April the giraffe’s pregnancy and delivery at a New York roadside zoo might have been one of the most-watched reality shows of the year. But there are other “giraffe cams” that didn’t lead to spin-off websites, GoFundMe pages, and apparel lines. And they show exactly why everyone who cared about April and her baby should have been demanding that no more giraffes be bred for captivity.
Take this CNN report, for example: At the Copenhagen Zoo, an 18-month-old giraffe named Marius was shot, killed, dissected, and fed to lions, because the zoo considered him “surplus.” Two years later, the zoo was touting a new baby giraffe, who was born in front of cheering crowds.
Last week, PETA had to step in after the Brights Zoo in Tennessee tried to send a giraffe named Alf to a Texas facility with ties to canned-hunting ranches. The zoo reportedly wanted to move him before he got older, since giraffes become harder to move as they age. The zoo likely would have replaced him with visitor-attracting baby animals. Alf was saved, but many others have not been so lucky.
Giraffes used for money-making exhibits are seen as commodities, and that’s precisely how they’re treated. This causes debilitating problems for these fragile animals. Just last month, a giraffe who was hauled to the State Fair of Texas and used to make a quick buck was reportedly injured after being scared by explosive fireworks. Here are the top seven reasons why giraffes don’t belong in captivity:
1. Loading giraffes onto trucks and transporting them is psychologically and physically distressing—yet roadside zoos do it all the time. Last year, a 7-year-old giraffe at the Taipei Zoo died of lung and heart failure after he reportedly suffered a panic attack from being caged and loaded onto a truck.
Terrified #giraffe dies fm PANIC ATTACK after it's caged & loaded on a truck at #Taiwan zoohttps://t.co/DTKumQhhLk pic.twitter.com/97fqhxAygX
— People's Daily, China (@PDChina) August 11, 2016
When Texas animal dealer Larry Johnson and his company, Safari Enterprises, transported a pregnant giraffe to a zoo, she arrived with a broken neck and extensive muscle damage—and ultimately died. Another giraffe Johnson transported to a zoo was euthanized after breaking his neck during unloading.
2. Captive giraffes are frequently forced to go without routine hoof care because of their massive size and the risks associated with immobilizing and restraining them. PETA lodged complaints against the Lazy 5 Ranch in North Carolina for allowing two giraffes’ hooves to become so overgrown and painful that the animals had trouble walking. The roadside zoo has been cited for doing this at least 10 times.
Numerous other roadside zoos, including Natural Bridge Zoo in Virginia, have been routinely cited for allowing giraffes to suffer with overgrown hooves.
3. One study of captive giraffes at 41 institutions found that at least half were being fed an imbalanced diet. It found that “[t]he feeding practices of giraffes in the wild would be extremely difﬁcult to duplicate in captivity in North America.” Another study reported that 50 percent of captive giraffes suffered from a gastrointestinal disease associated with their improper diets.
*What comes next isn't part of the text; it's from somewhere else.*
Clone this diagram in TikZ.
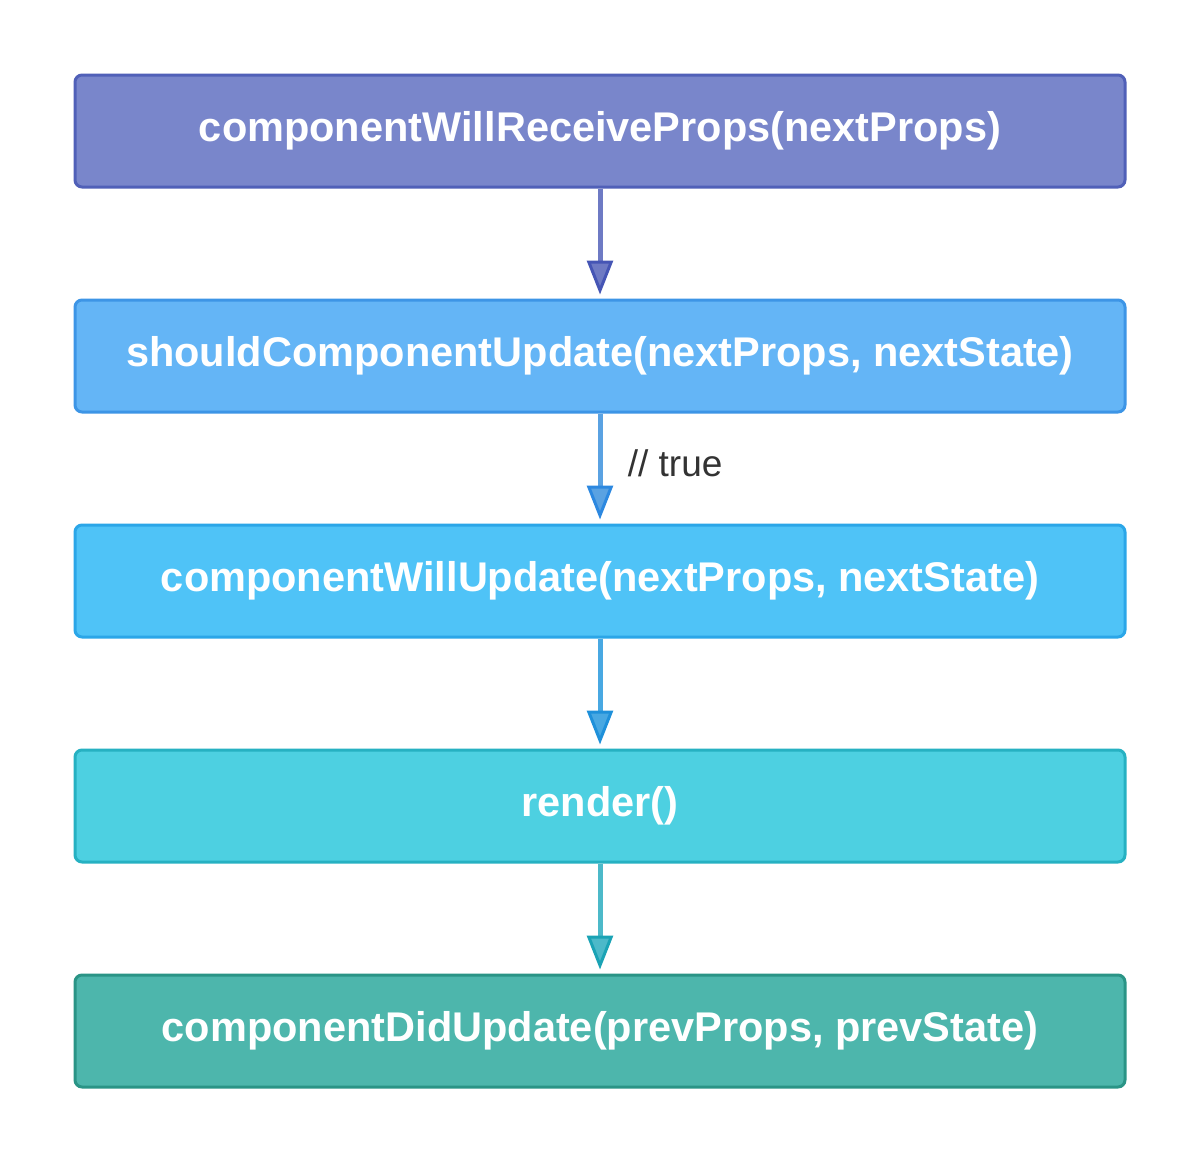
\documentclass[tikz,border=0pt]{standalone}
\usepackage{fontspec}
\setmainfont{Liberation Sans}
\usetikzlibrary{arrows.meta}
\definecolor{fA}{HTML}{7986CB}\definecolor{bA}{HTML}{5060B8}\definecolor{aA}{HTML}{6E7AC4}\definecolor{hA}{HTML}{4555B5}
\definecolor{fB}{HTML}{64B5F6}\definecolor{bB}{HTML}{3D95E6}\definecolor{aB}{HTML}{5AA2E2}\definecolor{hB}{HTML}{2C88E0}
\definecolor{fC}{HTML}{4FC3F7}\definecolor{bC}{HTML}{2BA6E8}\definecolor{aC}{HTML}{48A8E2}\definecolor{hC}{HTML}{1E90DA}
\definecolor{fD}{HTML}{4DD0E1}\definecolor{bD}{HTML}{26B1C2}\definecolor{aD}{HTML}{4CB9C9}\definecolor{hD}{HTML}{1AA3B5}
\definecolor{fE}{HTML}{4DB6AC}\definecolor{bE}{HTML}{2A9486}
\definecolor{lbl}{HTML}{333333}
\tikzset{
  stage/.style={draw=#1, line width=3pt, rounded corners=7pt, minimum width=1050pt, minimum height=112pt,
    inner sep=0pt, text=white, font=\fontsize{41.5}{46}\selectfont\bfseries},
  flow/.style 2 args={draw=#1, line width=5pt, shorten >=4pt,
    -{Triangle[width=26pt,length=34pt,line width=3pt,color=#2,fill=#1]}},
  note/.style={text=lbl, font=\fontsize{37}{42}\selectfont, anchor=west}
}
\begin{document}
\begin{tikzpicture}[x=1pt,y=1pt]
\useasboundingbox (0,0) rectangle (1200,-1163);
\fill[white] (0,0) rectangle (1200,-1163);
\node[stage=bA, fill=fA] (n1) at (600,-131) {\raisebox{3pt}{componentWillReceiveProps(nextProps)}};
\node[stage=bB, fill=fB] (n2) at (600,-356) {\raisebox{3pt}{shouldComponentUpdate(nextProps, nextState)}};
\node[stage=bC, fill=fC] (n3) at (600,-581) {\raisebox{3pt}{componentWillUpdate(nextProps, nextState)}};
\node[stage=bD, fill=fD] (n4) at (600,-806) {\raisebox{3pt}{render()}};
\node[stage=bE, fill=fE] (n5) at (600,-1031) {\raisebox{3pt}{componentDidUpdate(prevProps, prevState)}};
\draw[flow={aA}{hA}] (n1) -- (n2);
\draw[flow={aB}{hB}] (n2) -- node[note, pos=0.45, xshift=22pt] (t) {// true} (n3);
\draw[flow={aC}{hC}] (n3) -- (n4);
\draw[flow={aD}{hD}] (n4) -- (n5);
\end{tikzpicture}
\end{document}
4. Captive giraffes are also predisposed to the mysterious peracute mortality syndrome, a disease that causes sudden death without pre-existing evidence of disease or illness. At one zoo, five giraffes collapsed and died of this condition in an eight-year time span.
5. Research has found that nearly 80 percent of giraffes held in captivity engage in at least one abnormal behavior, such as pacing and licking nonfood objects. Repetitive, abnormal behavior patterns such as these develop in captive animals as a result of being held in chronically under-stimulating or stressful environments resulting in long-term stress, frustration, or deprivation.
6. Captive giraffes are routinely exposed to temperatures that their bodies are not suited for, and they’re especially susceptible to disease during winter months.
7. Separation of bonded giraffes is known to cause psychological distress similar to that seen in primates, elephants, and other highly social animals. Yet they’re often separated for breeding and other management purposes.
Make no mistake: Keeping giraffes in captivity doesn’t preserve the species. Many die young, and captive animals are almost never reintroduced into nature. At least three dozen captive giraffes have died in the past three years in the U.S. PETA urges everyone who cares about animals not to support companies that hold them captive just to sell tickets.